If it looks like a duck and acts like a duck … even just a little bit … it’s quite possible that a bunch of actual ducks can’t tell the difference.
They might carry you away, even though you’re just a silly human using Pringles as duck lips in a lame bid to amuse your date (as if).
Well, at least he wasn’t dragged off by prog-rock hamsters. With Pringles, that’s a thing. (Except for the dragging-off part). Of late, this brand’s all about foolish flights of fancy.
Thomas Ormonde directed the duckfest, developed by FCB New York.
“it was a pretty fun and odd set,” ECD Dan Kelly tells Muse. “In addition to a handful of taxidermy ducks, we had remote control ducks swimming in the pond. And then, there were the real ducks. Most of which got loose and swam out into the pond. Turns out, they’re not the easiest to wrangle.”
When the handlers went to retrieve them, “they were told they couldn’t enter the pond until after the park closed. If I was a betting man, I’d say those ducks are still in that pond.”

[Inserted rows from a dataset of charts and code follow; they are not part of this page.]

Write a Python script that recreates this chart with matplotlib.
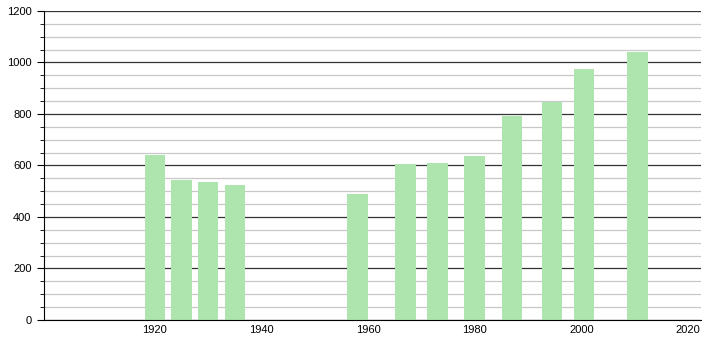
import matplotlib
matplotlib.use("Agg")
import matplotlib.pyplot as plt
from matplotlib.ticker import MultipleLocator

years = [1920, 1925, 1930, 1935, 1958, 1967, 1973, 1980, 1987, 1994.5, 2000.5, 2010.5]
population = [640, 543, 535, 524, 489, 605, 608, 636, 791, 848, 974, 1040]
x_ticks = [1920, 1940, 1960, 1980, 2000, 2020]
y_ticks = [0, 200, 400, 600, 800, 1000, 1200]

plt.rcParams['font.family'] = ['Liberation Sans', 'DejaVu Sans']
fig = plt.figure(figsize=(7.1, 3.4), dpi=100)
ax = fig.add_axes([0.062, 0.059, 0.925, 0.909])

ax.set_xlim(1899.2, 2022.4)
ax.set_ylim(0, 1200)
ax.yaxis.set_major_locator(MultipleLocator(200))
ax.yaxis.set_minor_locator(MultipleLocator(50))
ax.set_yticks(y_ticks)
ax.set_xticks(x_ticks)
ax.set_xticklabels([str(t) for t in x_ticks])

ax.grid(axis='y', which='major', color='#333333', linewidth=0.9, zorder=0)
ax.grid(axis='y', which='minor', color='#c8c8c8', linewidth=0.9, zorder=0)
ax.set_axisbelow(True)

ax.bar(years, population, width=3.85, color='#aee4ae', zorder=2)

for s in ['top', 'right']:
    ax.spines[s].set_visible(False)
ax.spines['left'].set_color('black')
ax.spines['bottom'].set_color('black')
ax.tick_params(axis='x', length=0, labelsize=8, pad=4)
ax.tick_params(axis='y', which='major', length=5, labelsize=8, pad=4)
ax.tick_params(axis='y', which='minor', length=3)

fig.savefig('out.png', dpi=100)
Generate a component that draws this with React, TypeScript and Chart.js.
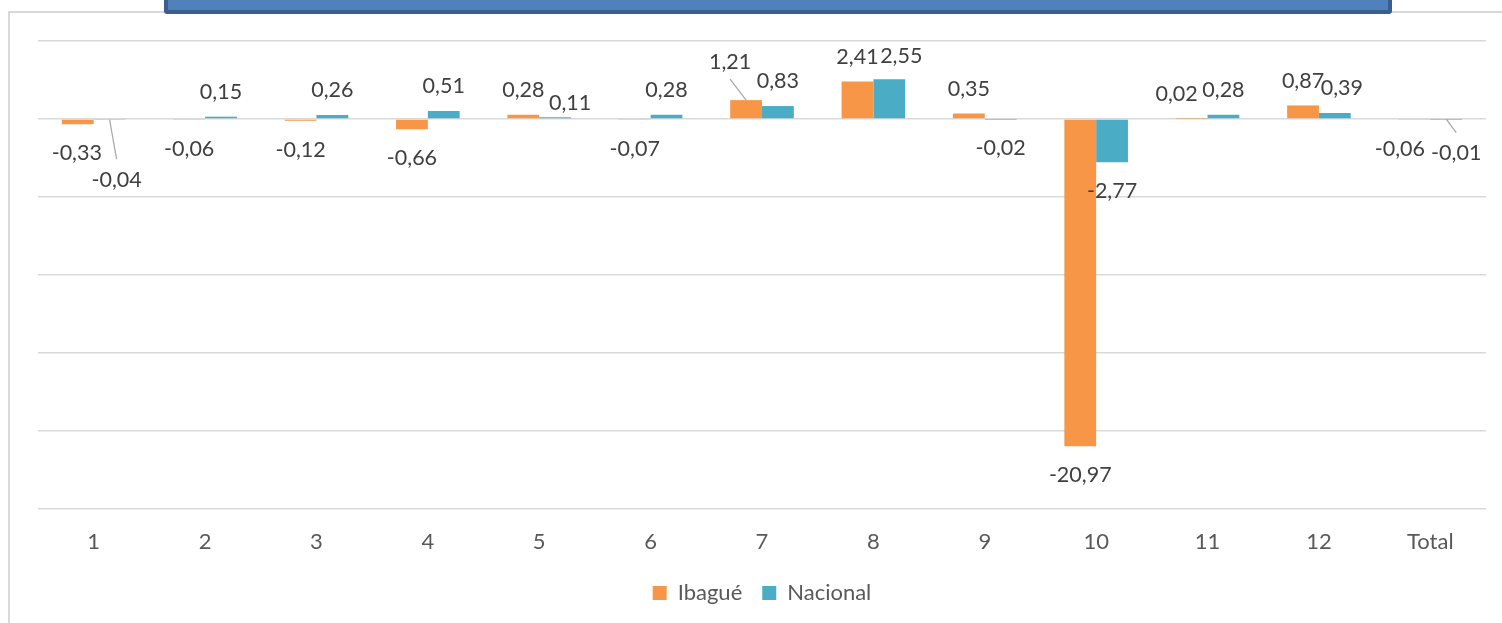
import React, { useEffect, useRef } from "react";
import { Chart, registerables } from "chart.js";

Chart.register(...registerables);

const categories = ["1", "2", "3", "4", "5", "6", "7", "8", "9", "10", "11", "12", "Total"];
const ibague = [-0.33, -0.06, -0.12, -0.66, 0.28, -0.07, 1.21, 2.41, 0.35, -20.97, 0.02, 0.87, -0.06];
const nacional = [-0.04, 0.15, 0.26, 0.51, 0.11, 0.28, 0.83, 2.55, -0.02, -2.77, 0.28, 0.39, -0.01];
const seriesNames = ["Ibagué", "Nacional"];
const yMin = -25;
const yMax = 5;
const yStep = 5;

// label nudges (dataset-index) relative to the default outside-end position
const labelAdjust: Record<string, { dx: number; dy: number; leader?: boolean }> = {
  "0-0": { dx: -1, dy: 0 },
  "0-6": { dx: -16, dy: -13.5, leader: true },
  "0-10": { dx: -15, dy: 0 },
  "0-12": { dx: -14.5, dy: 0 },
  "1-0": { dx: 7, dy: 31, leader: true },
  "1-4": { dx: 15, dy: 10 },
  "1-7": { dx: 12, dy: 1 },
  "1-11": { dx: 7, dy: 0 },
  "1-12": { dx: 10, dy: 5, leader: true },
};

const FONT = "Lato, 'Open Sans', sans-serif";

const fmt = (v: number) => v.toFixed(2).replace(".", ",");

const dataLabelPlugin = {
  id: "dataLabels",
  afterDatasetsDraw(chart: any) {
    const ctx = chart.ctx as CanvasRenderingContext2D;
    ctx.save();
    ctx.font = `21.5px ${FONT}`;
    ctx.textAlign = "center";
    ctx.textBaseline = "middle";
    chart.data.datasets.forEach((ds: any, di: number) => {
      const meta = chart.getDatasetMeta(di);
      meta.data.forEach((el: any, i: number) => {
        const v = ds.data[i] as number;
        const adj = labelAdjust[`${di}-${i}`] || { dx: 0, dy: 0 };
        const below = v < 0;
        const lx = el.x + adj.dx;
        const ly = (below ? el.y + 29 : el.y - 24.5) + adj.dy;
        if (adj.leader) {
          ctx.strokeStyle = "#a6a6a6";
          ctx.lineWidth = 1.2;
          ctx.beginPath();
          ctx.moveTo(el.x, el.y);
          ctx.lineTo(lx, below ? ly - 20.5 : ly + 17);
          ctx.stroke();
        }
        ctx.fillStyle = "#404040";
        ctx.fillText(fmt(v), lx, ly);
      });
    });
    ctx.restore();
  },
};

export default function App() {
  const ref = useRef<HTMLCanvasElement | null>(null);

  useEffect(() => {
    if (!ref.current) return;
    const chart = new Chart(ref.current, {
      type: "bar",
      data: {
        labels: categories,
        datasets: [
          {
            label: seriesNames[0],
            data: ibague,
            backgroundColor: "#f79646",
            categoryPercentage: 0.571,
            barPercentage: 1,
          },
          {
            label: seriesNames[1],
            data: nacional,
            backgroundColor: "#4bacc6",
            categoryPercentage: 0.571,
            barPercentage: 1,
          },
        ],
      },
      options: {
        animation: false,
        responsive: false,
        maintainAspectRatio: false,
        layout: { padding: { top: 41, left: 38, right: 16, bottom: 9 } },
        scales: {
          x: {
            grid: { display: false, drawTicks: false },
            border: { display: false },
            ticks: { color: "#595959", font: { size: 22, family: FONT }, padding: 20 },
            afterFit: (scale: any) => {
              scale.height = 53;
            },
          },
          y: {
            min: yMin,
            max: yMax,
            ticks: { display: false, stepSize: yStep },
            grid: { color: "#d9d9d9", lineWidth: 1.5, drawTicks: false },
            border: { display: false },
            afterFit: (scale: any) => {
              scale.width = 0;
            },
          },
        },
        plugins: {
          legend: {
            position: "bottom",
            labels: {
              boxWidth: 14,
              boxHeight: 14,
              padding: 20,
              color: "#595959",
              font: { size: 22, family: FONT },
            },
          },
          tooltip: { enabled: false },
        },
      },
      plugins: [dataLabelPlugin],
    });
    return () => chart.destroy();
  }, []);

  return (
    <div style={{ position: "absolute", left: 0, top: 0, width: 1502, height: 623, overflow: "hidden", background: "#fff" }}>
      <div
        style={{
          position: "absolute",
          left: 8,
          top: 11,
          width: 1520,
          height: 640,
          border: "2px solid #d9d9d9",
          boxSizing: "border-box",
        }}
      />
      <canvas ref={ref} width={1502} height={623} style={{ position: "absolute", left: 0, top: 0 }} />
      <div
        style={{
          position: "absolute",
          left: 164,
          top: -12,
          width: 1228,
          height: 26,
          background: "#4f81bd",
          border: "4px solid #3a5f8e",
          borderRadius: 3,
          boxSizing: "border-box",
        }}
      />
    </div>
  );
}
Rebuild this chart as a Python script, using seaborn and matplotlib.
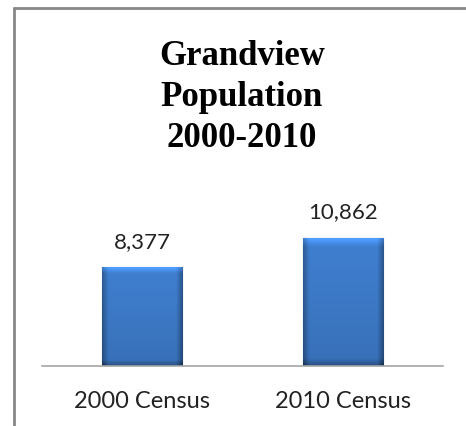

And yes, those are real Pringles in the dude’s mouth. No salty, crunchy AI for him! Though SFX might’ve played a part elsewhere in the clip, who can say?
“Our video village was next to a beer kiosk in the park,” Kelly recalls of the shoot. At the end of the day, we brought over a bunch of Pringles cans to the beer vendor and offered to buy all his beers so we could have wrap drinks.”
“Upon receiving the Pringles, he refused to take money for the beers. Proof that Pringles are as good as gold.”